In August of 2003, I wrote about my preferred economic indicator, which I called a labor capacity utilization index, or LUCY. I want to update it.

Back then, I used an index of aggregate hours worked, which I assume meant only for production and nonsupervisory workers, since that is the only historical series I can find when trying to update it (there is an index of hours worked by all workers, but it only goes back five years). Even though the BLS has a very generous definition of such workers, in a Garett Jones economy I would rather look at everyone. So for my update, I changed to using total nonfarm payroll employment. Incidentally, this includes government workers.

So here is, if you will, daughter of LUCY. You take total nonfarm payroll employment and divided it by the population over 16. (This is basically just an employment to population ratio.) Divided each monthly number by the peak value, reached in December of 1999, then multiply by 100. The resulting index behaves as follows:

It has a peak of 100 in December of 1999, obviously. However, the NBER recession does not begin until March of 2001.
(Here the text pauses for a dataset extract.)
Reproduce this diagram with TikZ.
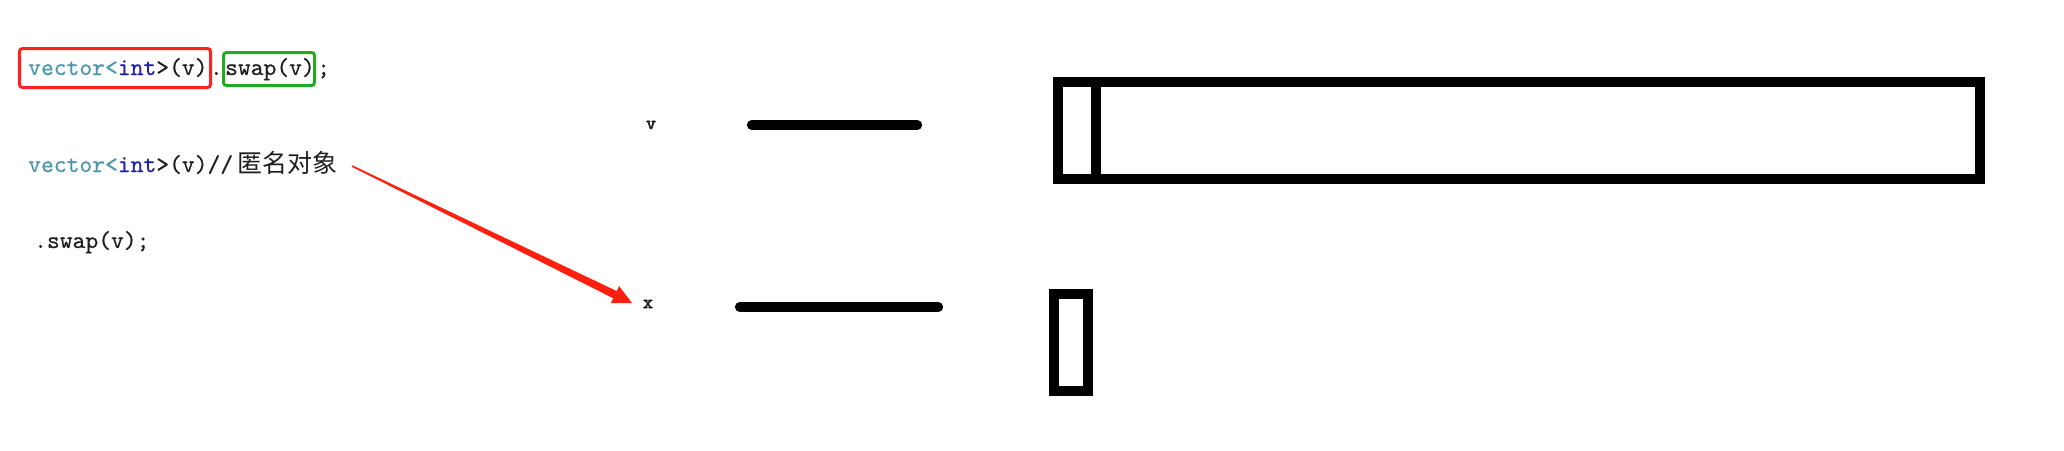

It has a trough of 93.66 in December of 2003. The NBER had declared the recession as ending in December of 2001. My original LUCY article was written to dispute this view, just as I currently dispute the NBER end date for the most recent recession.

The next peak is 95.26, in April of 2006.

The next trough is 87.51, in December of 2009.

Its recent high is 87.97 in May of this year, and it is currently at 87.56.

Some remarks:

1. If daughter of LUCY were the only indicator we were using, we would say that the most recent recession began in May of 2006 and perhaps ended in December of 2009. The NBER says that the recession did not begin until December of 2007 and it ended in June of 2009.

2. The NBER uses many indicators, and it places a great weight on GDP. GDP is the dominant measure of economic activity in the spending paradigm. I think that market utilization of labor ought to be the dominant measure in the PSST paradigm.

3. If we use the daughter of LUCY as our measure of economic activity, and we use the peak-to-peak difference as a measure of the secular trend, then from December of 1999 to April of 2006, the secular change was -4.64 percent, which is a significant decline.

I think that labor capacity utilization is the right way to measure economic activity. It says that economic activity has been in a declining mode for most of the past ten years. Relative to that decline in economic activity, GDP has done remarkably well. That says that productivity growth has been fairly rapid.

To me, this looks like economic restructuring. Many workers have lost jobs because their contributions are not valued by employers. Entrepreneurs need to figure out business models that can profitably employ the available workers.